Start with concrete examples before abstract analysis. Have students collect vivid setting descriptions from familiar texts and identify their effects on mood and tension. Avoid overemphasizing visual descriptions alone; guide students to notice how time, weather, and cultural details interact to create meaning. Research shows that when students physically manipulate elements of a setting, they retain more about how environments drive narrative decisions.

Successful learning looks like students confidently explaining how settings influence stories, using specific textual evidence to support their claims. They should demonstrate the ability to revise and justify setting choices based on their impact on characters and events.

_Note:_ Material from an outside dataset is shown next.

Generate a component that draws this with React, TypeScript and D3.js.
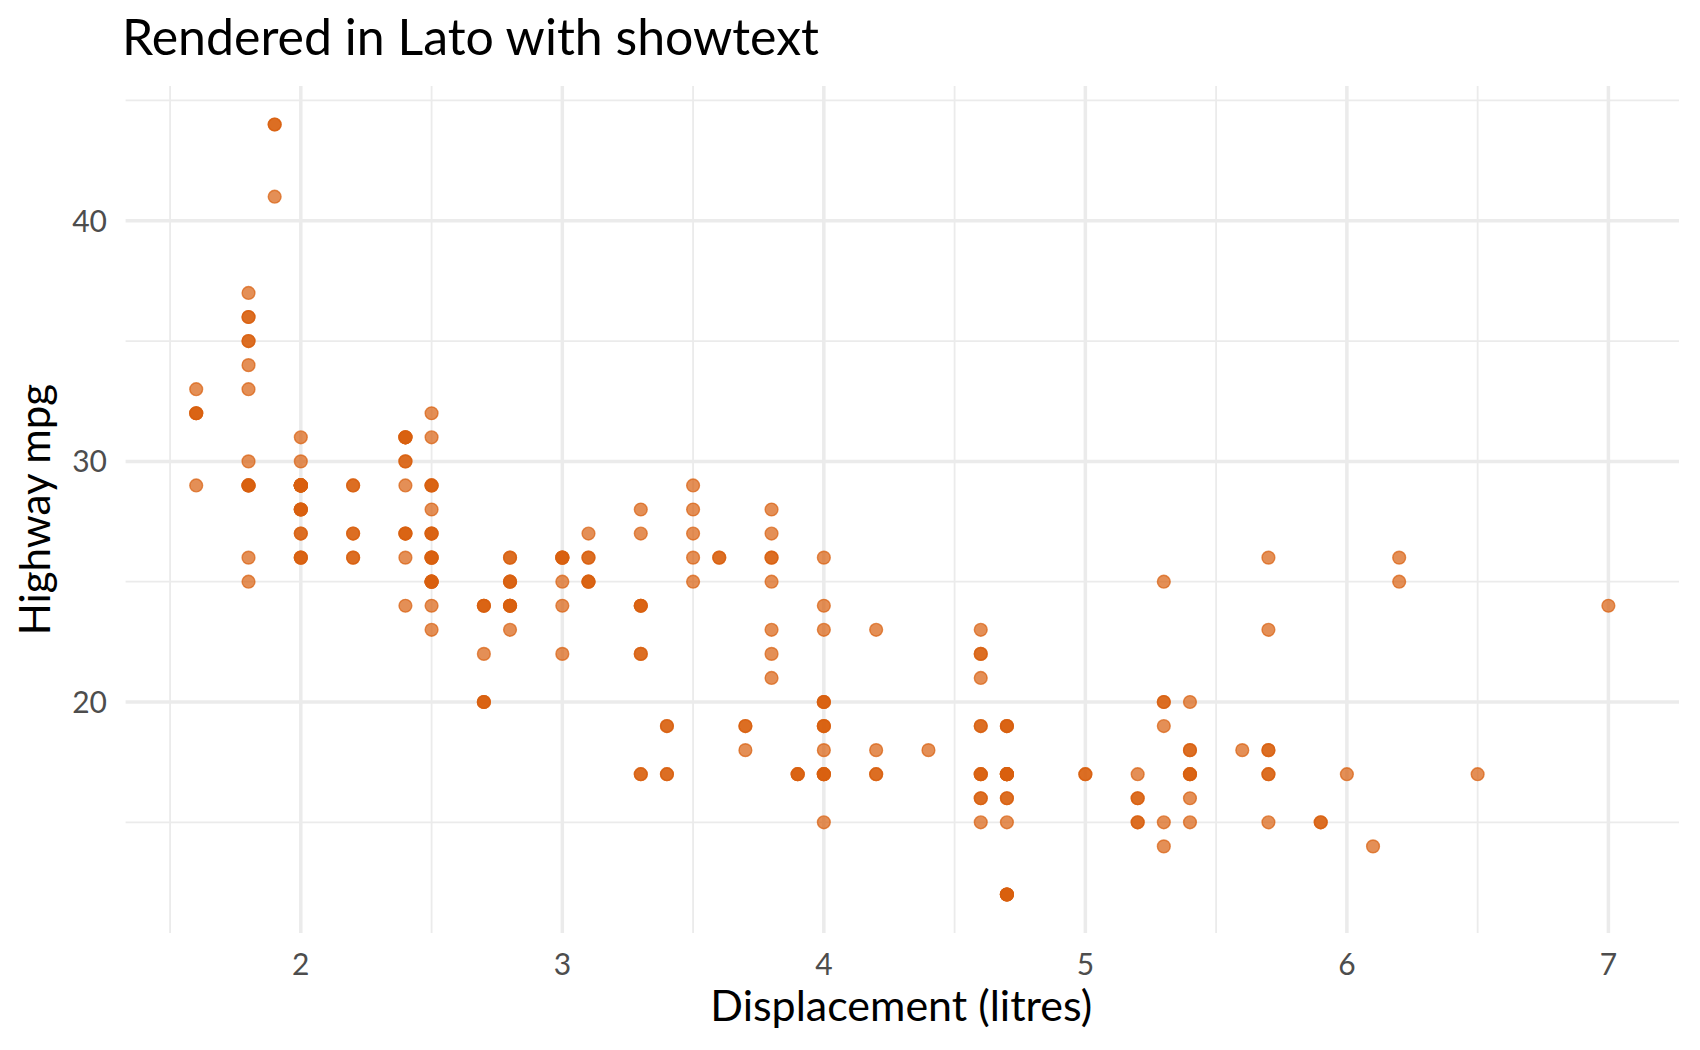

Peer collaboration and debate should reveal nuanced understandings of world-building techniques across different texts.


Watch Out for These Misconceptions

  • During Collaborative Mapping, watch for students treating the setting as static scenery rather than an active force.

    Ask groups to identify at least one 'crossroads' or 'danger zone' on their map where characters' choices could change based on the environment, forcing them to connect place to plot.

  • During Pairs Debate, watch for students dismissing setting as unimportant unless it is extreme or unusual.

    Provide excerpts from ordinary settings (a quiet library, a familiar street) and ask pairs to argue how these 'neutral' places still shape character decisions and events.

  • During Individual Redesign, watch for students copying real places without considering how invented details could enhance the story.

    Require students to invent one unique rule or feature for their new setting (e.g., 'time moves backward here') and explain how this change creates new opportunities or conflicts in their chosen narrative.